Direction:
Reproduce exactly the lines below, from the first one through the line containing "plt.rcParams['font.family'] = ['Lato', 'DejaVu", and omit any pictures.

Collected material:
'''
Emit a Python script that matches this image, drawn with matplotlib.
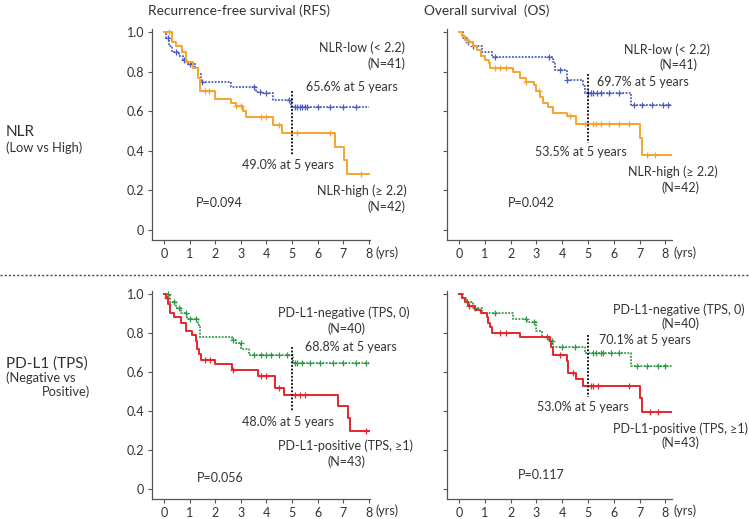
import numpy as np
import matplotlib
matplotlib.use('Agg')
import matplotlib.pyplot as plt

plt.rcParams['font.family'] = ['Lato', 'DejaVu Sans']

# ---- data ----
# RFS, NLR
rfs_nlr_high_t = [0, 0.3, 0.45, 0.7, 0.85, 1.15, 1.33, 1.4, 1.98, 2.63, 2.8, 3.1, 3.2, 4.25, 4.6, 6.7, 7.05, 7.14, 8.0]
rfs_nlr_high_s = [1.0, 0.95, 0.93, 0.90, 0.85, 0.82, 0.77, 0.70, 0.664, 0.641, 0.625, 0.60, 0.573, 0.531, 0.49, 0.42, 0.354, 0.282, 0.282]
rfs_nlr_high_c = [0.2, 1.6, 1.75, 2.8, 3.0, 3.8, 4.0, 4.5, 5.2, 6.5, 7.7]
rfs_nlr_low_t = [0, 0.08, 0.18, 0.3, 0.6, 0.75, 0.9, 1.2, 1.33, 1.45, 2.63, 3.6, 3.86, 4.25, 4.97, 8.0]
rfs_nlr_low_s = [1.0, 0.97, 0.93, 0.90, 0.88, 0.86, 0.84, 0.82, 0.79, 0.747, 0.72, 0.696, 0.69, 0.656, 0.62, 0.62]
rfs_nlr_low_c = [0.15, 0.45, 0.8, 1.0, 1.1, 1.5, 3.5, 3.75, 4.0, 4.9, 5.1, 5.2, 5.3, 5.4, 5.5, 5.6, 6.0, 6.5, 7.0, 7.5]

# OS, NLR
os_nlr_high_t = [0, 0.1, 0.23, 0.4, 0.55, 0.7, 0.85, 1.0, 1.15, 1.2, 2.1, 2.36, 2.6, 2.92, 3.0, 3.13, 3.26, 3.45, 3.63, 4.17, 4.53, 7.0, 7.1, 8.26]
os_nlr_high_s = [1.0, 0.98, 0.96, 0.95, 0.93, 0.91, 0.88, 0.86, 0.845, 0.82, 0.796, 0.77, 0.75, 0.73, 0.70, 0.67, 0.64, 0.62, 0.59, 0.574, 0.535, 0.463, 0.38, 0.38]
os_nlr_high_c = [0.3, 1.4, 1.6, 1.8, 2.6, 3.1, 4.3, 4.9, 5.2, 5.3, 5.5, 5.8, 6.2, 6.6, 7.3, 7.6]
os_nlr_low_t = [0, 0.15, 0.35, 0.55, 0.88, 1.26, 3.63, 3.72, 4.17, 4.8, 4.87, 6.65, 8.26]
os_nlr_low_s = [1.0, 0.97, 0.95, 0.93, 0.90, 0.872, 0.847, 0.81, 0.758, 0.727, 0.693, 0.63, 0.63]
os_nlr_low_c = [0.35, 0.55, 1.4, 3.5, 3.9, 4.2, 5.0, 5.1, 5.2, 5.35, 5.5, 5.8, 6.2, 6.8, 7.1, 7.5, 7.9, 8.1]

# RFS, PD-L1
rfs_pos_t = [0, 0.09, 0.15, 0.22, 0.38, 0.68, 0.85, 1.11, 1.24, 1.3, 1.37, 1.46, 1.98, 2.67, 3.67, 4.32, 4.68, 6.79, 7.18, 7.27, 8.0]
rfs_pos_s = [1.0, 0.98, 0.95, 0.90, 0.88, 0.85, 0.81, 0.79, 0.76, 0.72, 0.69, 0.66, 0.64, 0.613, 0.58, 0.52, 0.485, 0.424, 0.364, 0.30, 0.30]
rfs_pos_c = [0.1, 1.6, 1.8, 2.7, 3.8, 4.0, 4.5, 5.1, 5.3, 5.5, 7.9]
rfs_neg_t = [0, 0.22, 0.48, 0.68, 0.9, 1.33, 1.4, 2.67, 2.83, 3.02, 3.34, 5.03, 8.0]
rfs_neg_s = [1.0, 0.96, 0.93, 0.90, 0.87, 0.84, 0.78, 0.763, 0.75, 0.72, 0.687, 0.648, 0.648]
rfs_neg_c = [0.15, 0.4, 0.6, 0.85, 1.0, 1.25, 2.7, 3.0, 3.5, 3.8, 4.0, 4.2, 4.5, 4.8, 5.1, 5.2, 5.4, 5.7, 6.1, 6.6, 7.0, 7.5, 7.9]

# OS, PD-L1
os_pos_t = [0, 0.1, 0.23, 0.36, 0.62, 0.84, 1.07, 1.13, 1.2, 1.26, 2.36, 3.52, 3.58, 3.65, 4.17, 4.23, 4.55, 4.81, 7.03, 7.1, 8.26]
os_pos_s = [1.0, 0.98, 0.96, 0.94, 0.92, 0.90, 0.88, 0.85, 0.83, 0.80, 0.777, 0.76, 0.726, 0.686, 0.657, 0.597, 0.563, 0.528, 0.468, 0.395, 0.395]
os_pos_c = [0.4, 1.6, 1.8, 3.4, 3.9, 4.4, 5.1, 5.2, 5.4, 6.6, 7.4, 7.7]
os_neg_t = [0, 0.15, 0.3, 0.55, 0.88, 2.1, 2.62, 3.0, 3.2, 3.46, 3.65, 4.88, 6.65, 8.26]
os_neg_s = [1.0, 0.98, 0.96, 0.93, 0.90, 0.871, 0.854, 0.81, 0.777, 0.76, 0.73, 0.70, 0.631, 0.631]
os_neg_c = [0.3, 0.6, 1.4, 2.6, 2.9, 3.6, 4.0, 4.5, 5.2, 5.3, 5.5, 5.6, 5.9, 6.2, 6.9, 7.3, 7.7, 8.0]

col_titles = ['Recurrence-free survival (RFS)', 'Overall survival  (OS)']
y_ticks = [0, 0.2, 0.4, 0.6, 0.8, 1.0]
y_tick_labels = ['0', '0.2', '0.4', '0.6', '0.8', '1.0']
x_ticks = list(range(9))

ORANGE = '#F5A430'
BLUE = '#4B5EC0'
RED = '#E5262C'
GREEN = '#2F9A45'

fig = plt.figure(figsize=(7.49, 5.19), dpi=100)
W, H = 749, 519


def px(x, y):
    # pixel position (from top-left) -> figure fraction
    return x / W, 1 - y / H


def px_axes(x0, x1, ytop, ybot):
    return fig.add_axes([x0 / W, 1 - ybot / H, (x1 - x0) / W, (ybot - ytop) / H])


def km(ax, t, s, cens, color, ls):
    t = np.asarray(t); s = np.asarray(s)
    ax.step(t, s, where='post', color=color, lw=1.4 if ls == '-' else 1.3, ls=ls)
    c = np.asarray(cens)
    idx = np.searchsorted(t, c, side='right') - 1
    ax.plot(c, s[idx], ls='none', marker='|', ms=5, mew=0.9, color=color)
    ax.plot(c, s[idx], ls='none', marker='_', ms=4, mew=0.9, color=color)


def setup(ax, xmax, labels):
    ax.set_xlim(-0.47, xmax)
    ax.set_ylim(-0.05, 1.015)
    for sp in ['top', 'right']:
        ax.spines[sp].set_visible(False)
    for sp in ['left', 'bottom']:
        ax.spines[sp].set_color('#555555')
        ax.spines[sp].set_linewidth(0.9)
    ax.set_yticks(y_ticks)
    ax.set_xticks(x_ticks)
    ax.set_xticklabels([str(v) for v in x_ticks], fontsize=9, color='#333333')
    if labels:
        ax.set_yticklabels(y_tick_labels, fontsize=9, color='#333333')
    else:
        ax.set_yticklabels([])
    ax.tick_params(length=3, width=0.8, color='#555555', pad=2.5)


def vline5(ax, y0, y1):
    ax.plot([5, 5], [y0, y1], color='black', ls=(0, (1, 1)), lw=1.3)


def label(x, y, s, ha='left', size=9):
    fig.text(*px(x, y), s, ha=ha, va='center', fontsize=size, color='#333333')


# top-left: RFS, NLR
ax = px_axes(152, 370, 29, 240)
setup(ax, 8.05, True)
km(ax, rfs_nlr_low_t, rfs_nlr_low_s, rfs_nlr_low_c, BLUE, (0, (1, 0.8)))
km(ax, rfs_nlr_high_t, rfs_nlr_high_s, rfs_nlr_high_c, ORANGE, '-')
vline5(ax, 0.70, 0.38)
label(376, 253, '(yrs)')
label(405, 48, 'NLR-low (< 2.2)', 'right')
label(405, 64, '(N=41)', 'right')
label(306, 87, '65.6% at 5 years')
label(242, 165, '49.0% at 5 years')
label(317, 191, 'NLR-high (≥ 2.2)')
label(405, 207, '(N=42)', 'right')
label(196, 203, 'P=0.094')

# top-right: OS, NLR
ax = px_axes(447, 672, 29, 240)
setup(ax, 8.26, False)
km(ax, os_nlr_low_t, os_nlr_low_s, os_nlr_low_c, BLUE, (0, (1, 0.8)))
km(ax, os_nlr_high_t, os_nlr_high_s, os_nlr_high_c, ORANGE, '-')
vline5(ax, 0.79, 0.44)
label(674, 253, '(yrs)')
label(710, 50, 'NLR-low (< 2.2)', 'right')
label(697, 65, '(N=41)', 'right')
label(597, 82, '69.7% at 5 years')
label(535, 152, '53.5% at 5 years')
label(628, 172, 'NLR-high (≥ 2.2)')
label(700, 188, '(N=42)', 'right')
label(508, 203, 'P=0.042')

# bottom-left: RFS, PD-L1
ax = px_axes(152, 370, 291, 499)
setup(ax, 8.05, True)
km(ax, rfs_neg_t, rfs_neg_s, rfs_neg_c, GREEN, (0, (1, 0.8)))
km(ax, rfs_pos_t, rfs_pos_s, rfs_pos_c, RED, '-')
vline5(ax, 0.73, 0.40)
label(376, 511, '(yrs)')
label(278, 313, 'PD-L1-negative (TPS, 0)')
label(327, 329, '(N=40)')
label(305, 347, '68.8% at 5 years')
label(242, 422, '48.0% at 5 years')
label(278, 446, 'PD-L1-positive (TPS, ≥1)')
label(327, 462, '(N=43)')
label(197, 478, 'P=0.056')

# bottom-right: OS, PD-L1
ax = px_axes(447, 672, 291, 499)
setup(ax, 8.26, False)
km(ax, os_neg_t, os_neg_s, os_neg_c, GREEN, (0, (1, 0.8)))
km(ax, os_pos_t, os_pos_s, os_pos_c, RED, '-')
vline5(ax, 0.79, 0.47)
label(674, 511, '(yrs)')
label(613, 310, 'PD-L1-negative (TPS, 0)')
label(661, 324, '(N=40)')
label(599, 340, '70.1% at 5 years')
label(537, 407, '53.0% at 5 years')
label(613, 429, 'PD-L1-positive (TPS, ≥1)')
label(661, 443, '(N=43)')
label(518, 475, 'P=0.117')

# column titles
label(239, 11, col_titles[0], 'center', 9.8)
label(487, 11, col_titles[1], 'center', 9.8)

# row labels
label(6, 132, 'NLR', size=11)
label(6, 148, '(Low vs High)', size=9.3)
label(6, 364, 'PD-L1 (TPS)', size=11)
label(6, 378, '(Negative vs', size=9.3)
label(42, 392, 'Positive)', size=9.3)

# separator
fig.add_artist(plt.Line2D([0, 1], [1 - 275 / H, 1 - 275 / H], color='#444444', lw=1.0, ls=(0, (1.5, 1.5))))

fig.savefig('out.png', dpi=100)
'''
Answer for the task:
Emit a Python script that matches this image, drawn with matplotlib.
import numpy as np
import matplotlib
matplotlib.use('Agg')
import matplotlib.pyplot as plt

plt.rcParams['font.family'] = ['Lato', 'DejaVu Sans']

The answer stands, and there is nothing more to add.